───── RECORDS

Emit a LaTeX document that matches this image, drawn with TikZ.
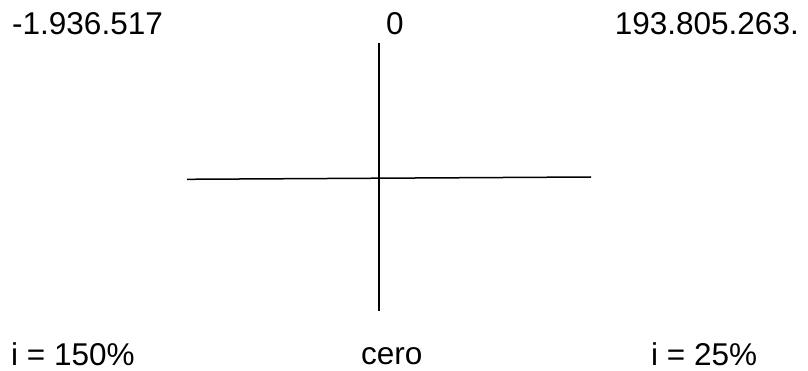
\documentclass[tikz,border=0pt]{standalone}
\usepackage{fontspec}
\setmainfont{Liberation Sans}
\usetikzlibrary{positioning}
\tikzset{
  valor/.style={font=\fontsize{31.5}{36}\selectfont,text=black,inner sep=0pt},
  eje/.style={draw=black,line width=1.5pt}
}
\begin{document}
\begin{tikzpicture}[x=1pt,y=-1pt]
  \useasboundingbox (0,0) rectangle (808,371);
  % valores del VAN
  \node[valor,anchor=base west] (vanmin) at (12,35) {-1.936.517};
  \node[valor,anchor=base] (vancero) at (395,35) {0};
  \node[valor,anchor=base east] (vanmax) at (799,35) {193.805.263.};
  % ejes
  \coordinate (arriba) at (379,43);
  \coordinate (abajo) at (379,311);
  \coordinate (izq) at (187,179.3);
  \coordinate (der) at (591,177);
  \draw[eje] (arriba) -- (abajo);
  \draw[eje] (izq) -- (der);
  % tasas
  \node[valor,anchor=base west] (tasaalta) at (11,365) {i = 150\%};
  \node[valor,anchor=base west] (tasacero) at (361,364) {cero};
  \node[valor,anchor=base west] (tasabaja) at (651,365) {i = 25\%};
\end{tikzpicture}
\end{document}
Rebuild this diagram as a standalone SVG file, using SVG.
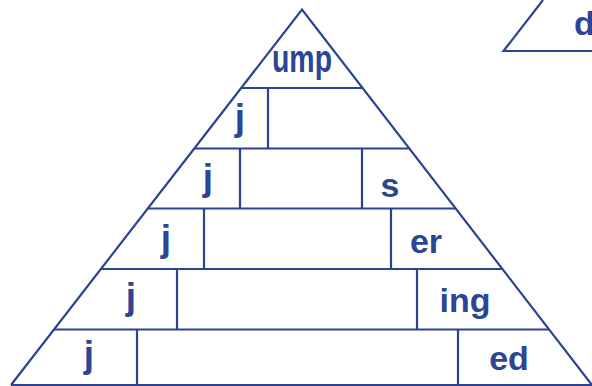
<svg xmlns="http://www.w3.org/2000/svg" width="592" height="386" viewBox="0 0 592 386">
<style>
.ln{stroke:#2b4391;stroke-width:2.2;fill:none;stroke-linecap:butt}
.t{font-family:"Liberation Sans",Arial,sans-serif;font-weight:bold;font-size:34px;fill:#2c4594;text-anchor:middle}
.j{font-size:37px}
</style>
<rect width="592" height="386" fill="#fff"/>
<g id="connectors">
<polyline class="ln" points="11,385 302,9.5 592,385"/>
<line class="ln" x1="11" y1="385" x2="592" y2="385"/>
<line class="ln" x1="241.2" y1="88" x2="362.6" y2="88"/>
<line class="ln" x1="194.3" y1="148.5" x2="409.3" y2="148.5"/>
<line class="ln" x1="147.8" y1="208.5" x2="455.6" y2="208.5"/>
<line class="ln" x1="100.9" y1="269" x2="502.3" y2="269"/>
<line class="ln" x1="54" y1="329.5" x2="549" y2="329.5"/>
<line class="ln" x1="268" y1="88" x2="268" y2="148.5"/>
<line class="ln" x1="240" y1="148.5" x2="240" y2="208.5"/>
<line class="ln" x1="362" y1="148.5" x2="362" y2="208.5"/>
<line class="ln" x1="204" y1="208.5" x2="204" y2="269"/>
<line class="ln" x1="391" y1="208.5" x2="391" y2="269"/>
<line class="ln" x1="177" y1="269" x2="177" y2="329.5"/>
<line class="ln" x1="417" y1="269" x2="417" y2="329.5"/>
<line class="ln" x1="137" y1="329.5" x2="137" y2="385"/>
<line class="ln" x1="458" y1="329.5" x2="458" y2="385"/>
<polyline class="ln" points="543,0 503.5,51 592,51"/>
</g>
<g id="n-ump"><text class="t" x="302" y="72" style="font-size:38px" textLength="60" lengthAdjust="spacingAndGlyphs">ump</text></g>
<g id="n-j1"><text class="t j" x="240" y="130">j</text></g>
<g id="n-j2"><text class="t j" x="208" y="190">j</text></g>
<g id="n-s"><text class="t" x="390" y="197">s</text></g>
<g id="n-j3"><text class="t j" x="166" y="251">j</text></g>
<g id="n-er"><text class="t" x="426" y="253">er</text></g>
<g id="n-j4"><text class="t j" x="131" y="309">j</text></g>
<g id="n-ing"><text class="t" x="465" y="312">ing</text></g>
<g id="n-j5"><text class="t j" x="89" y="367">j</text></g>
<g id="n-ed"><text class="t" x="509" y="370">ed</text></g>
<g id="n-d"><text class="t" x="574" y="35" style="text-anchor:start">d</text></g>
</svg>
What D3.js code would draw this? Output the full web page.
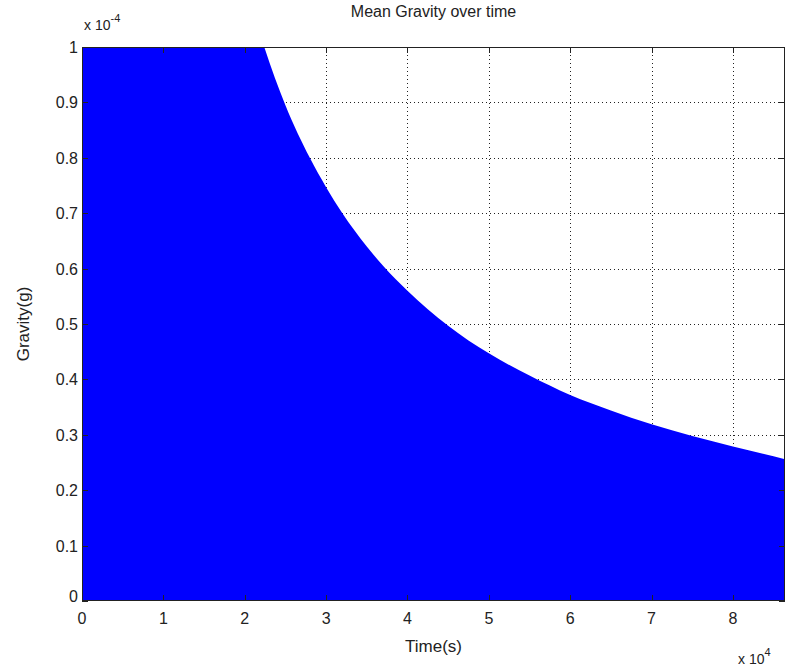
<!DOCTYPE html>
<html>
<head>
<meta charset="utf-8">
<script src="https://cdn.jsdelivr.net/npm/d3@7"></script>
<style>
  body { margin: 0; background: #fff; }
  svg { display: block; }
  text { font-family: "Liberation Sans", Arial, sans-serif; fill: #222; }
</style>
</head>
<body>
<svg id="chart" width="789" height="670"></svg>
<script>
// Time in units of 1e4 s, gravity in units of 1e-4 g
const timeValues    = [0.5, 1.0, 1.5, 2.0, 2.24, 2.5, 2.8, 3.0, 3.2, 3.5, 3.7, 4.0, 4.5, 5.0, 5.5, 6.0, 6.5, 7.0, 7.5, 8.0, 8.64];
const gravityValues = [4.5, 2.24, 1.49, 1.12, 1.0, 0.895, 0.80, 0.747, 0.70, 0.64, 0.605, 0.56, 0.497, 0.447, 0.407, 0.372, 0.344, 0.319, 0.298, 0.279, 0.256];
const xTicks = [0, 1, 2, 3, 4, 5, 6, 7, 8];
const yTicks = [0, 0.1, 0.2, 0.3, 0.4, 0.5, 0.6, 0.7, 0.8, 0.9, 1];
const xDomain = [0, 8.64];
const yDomain = [0, 1];

(function () {
const svg = d3.select("#chart");
const pL = 82, pR = 785, pT = 47, pB = 601;

const x = d3.scaleLinear().domain(xDomain).range([pL, pR]);
const y = d3.scaleLinear().domain(yDomain).range([pB, pT]);

// grid
const grid = svg.append("g").attr("stroke", "#222").attr("stroke-width", 1)
  .attr("stroke-dasharray", "1,3");
grid.selectAll(".vg").data(xTicks.filter(d => d > 0)).join("line")
  .attr("x1", d => Math.round(x(d)) + 0.5).attr("x2", d => Math.round(x(d)) + 0.5)
  .attr("y1", pT).attr("y2", pB);
grid.selectAll(".hg").data(yTicks.filter(d => d > 0 && d < 1)).join("line")
  .attr("y1", d => Math.round(y(d)) + 0.5).attr("y2", d => Math.round(y(d)) + 0.5)
  .attr("x1", pL).attr("x2", pR);

// clip
svg.append("clipPath").attr("id", "clip").append("rect")
  .attr("x", pL).attr("y", pT).attr("width", pR - pL).attr("height", pB - pT);

const data = timeValues.map((t, i) => ({t, g: gravityValues[i]}));
const fullData = [{t: 0, g: gravityValues[0]}].concat(data);

const area = d3.area()
  .x(d => x(d.t))
  .y0(y(0))
  .y1(d => y(d.g))
  .curve(d3.curveMonotoneX);

svg.append("path")
  .datum(fullData)
  .attr("clip-path", "url(#clip)")
  .attr("fill", "#0000ff")
  .attr("d", area);

// axes with inward ticks
const tickLen = 6;
const axG = svg.append("g").attr("stroke", "#222").attr("stroke-width", 1);
axG.append("rect").attr("x", pL + 0.5).attr("y", pT + 0.5)
  .attr("width", pR - pL - 1).attr("height", pB - pT - 1).attr("fill", "none");
xTicks.forEach(d => {
  const px = Math.round(x(d)) + 0.5;
  axG.append("line").attr("x1", px).attr("x2", px).attr("y1", pB).attr("y2", pB - tickLen);
  axG.append("line").attr("x1", px).attr("x2", px).attr("y1", pT).attr("y2", pT + tickLen);
});
yTicks.forEach(d => {
  const py = Math.round(y(d)) + 0.5;
  axG.append("line").attr("x1", pL).attr("x2", pL + tickLen).attr("y1", py).attr("y2", py);
  axG.append("line").attr("x1", pR).attr("x2", pR - tickLen).attr("y1", py).attr("y2", py);
});

// tick labels
svg.selectAll(".xl").data(xTicks).join("text")
  .attr("x", d => x(d)).attr("y", pB + 23)
  .attr("text-anchor", "middle").attr("font-size", 16)
  .text(d => d);
svg.selectAll(".yl").data(yTicks).join("text")
  .attr("x", pL - 4).attr("y", d => y(d) + (d === 0 ? 1 : 6))
  .attr("text-anchor", "end").attr("font-size", 16)
  .text(d => d === 0 || d === 1 ? d : d.toFixed(1));

// exponent labels
const ey = svg.append("text").attr("x", pL + 2).attr("y", 30).attr("font-size", 14);
ey.append("tspan").text("x 10");
ey.append("tspan").attr("dy", -8).attr("font-size", 11).text("-4");
const ex = svg.append("text").attr("x", 738).attr("y", 664).attr("font-size", 14);
ex.append("tspan").text("x 10");
ex.append("tspan").attr("dy", -8).attr("font-size", 11).text("4");

// titles
svg.append("text").attr("x", (pL + pR) / 2).attr("y", 17)
  .attr("text-anchor", "middle").attr("font-size", 16).text("Mean Gravity over time");
svg.append("text").attr("x", (pL + pR) / 2).attr("y", 652)
  .attr("text-anchor", "middle").attr("font-size", 17).text("Time(s)");
svg.append("text")
  .attr("transform", `translate(29, ${(pT + pB) / 2}) rotate(-90)`)
  .attr("text-anchor", "middle").attr("font-size", 17).text("Gravity(g)");
})();
</script>
</body>
</html>
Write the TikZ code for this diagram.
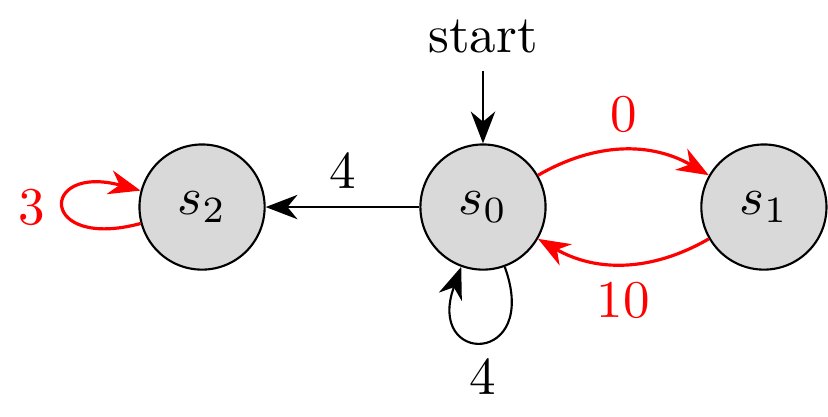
\documentclass[tikz,border=0pt]{standalone}
\usepackage{amsmath, amssymb}
\usepackage{xcolor}
\usepackage{tikz}
\usetikzlibrary{arrows.meta,shapes}

\begin{document}
\begin{tikzpicture}[>={Stealth[length=6pt,width=4.6pt,inset=1.9pt]},
	state/.style={circle,draw,thin,fill=black!15,minimum size=0.83cm,inner sep=0pt},
	redarc/.style={red,semithick}]
	\useasboundingbox (-3.203,-1.386) rectangle (2.288,1.373);
	\node[state] (s0) at (0,0) {$s_0$};
	\node[state] (s1) at (1.863,0) {$s_1$};
	\node[state] (s2) at (-1.863,0) {$s_2$};
	\node (start) at (0,1.134) {start};
	%
	\path[->,thin]
	(start) edge (s0)
	(s0) edge node[above]{$4$} (s2)
		edge[loop,out=-70,in=-110,min distance=7mm] node[below]{$4$} (s0);
	\path[->,redarc]
	(s0) edge[bend left=30] node[above]{$0$} (s1)
	(s1) edge[bend left=30] node[below]{$10$} (s0)
	(s2) edge[loop,out=195,in=165,min distance=7mm] node[left]{$3$} (s2);
\end{tikzpicture}
\end{document}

──────────

--- THE TASK ---
Nothing but the lines from the line containing "Write the TikZ code for this diagram." through the last line of the records above is to be extracted, exactly and with no pictures.

--- THE SOLUTION ---
Write the TikZ code for this diagram.
\documentclass[tikz,border=0pt]{standalone}
\usepackage{amsmath, amssymb}
\usepackage{xcolor}
\usepackage{tikz}
\usetikzlibrary{arrows.meta,shapes}

\begin{document}
\begin{tikzpicture}[>={Stealth[length=6pt,width=4.6pt,inset=1.9pt]},
	state/.style={circle,draw,thin,fill=black!15,minimum size=0.83cm,inner sep=0pt},
	redarc/.style={red,semithick}]
	\useasboundingbox (-3.203,-1.386) rectangle (2.288,1.373);
	\node[state] (s0) at (0,0) {$s_0$};
	\node[state] (s1) at (1.863,0) {$s_1$};
	\node[state] (s2) at (-1.863,0) {$s_2$};
	\node (start) at (0,1.134) {start};
	%
	\path[->,thin]
	(start) edge (s0)
	(s0) edge node[above]{$4$} (s2)
		edge[loop,out=-70,in=-110,min distance=7mm] node[below]{$4$} (s0);
	\path[->,redarc]
	(s0) edge[bend left=30] node[above]{$0$} (s1)
	(s1) edge[bend left=30] node[below]{$10$} (s0)
	(s2) edge[loop,out=195,in=165,min distance=7mm] node[left]{$3$} (s2);
\end{tikzpicture}
\end{document}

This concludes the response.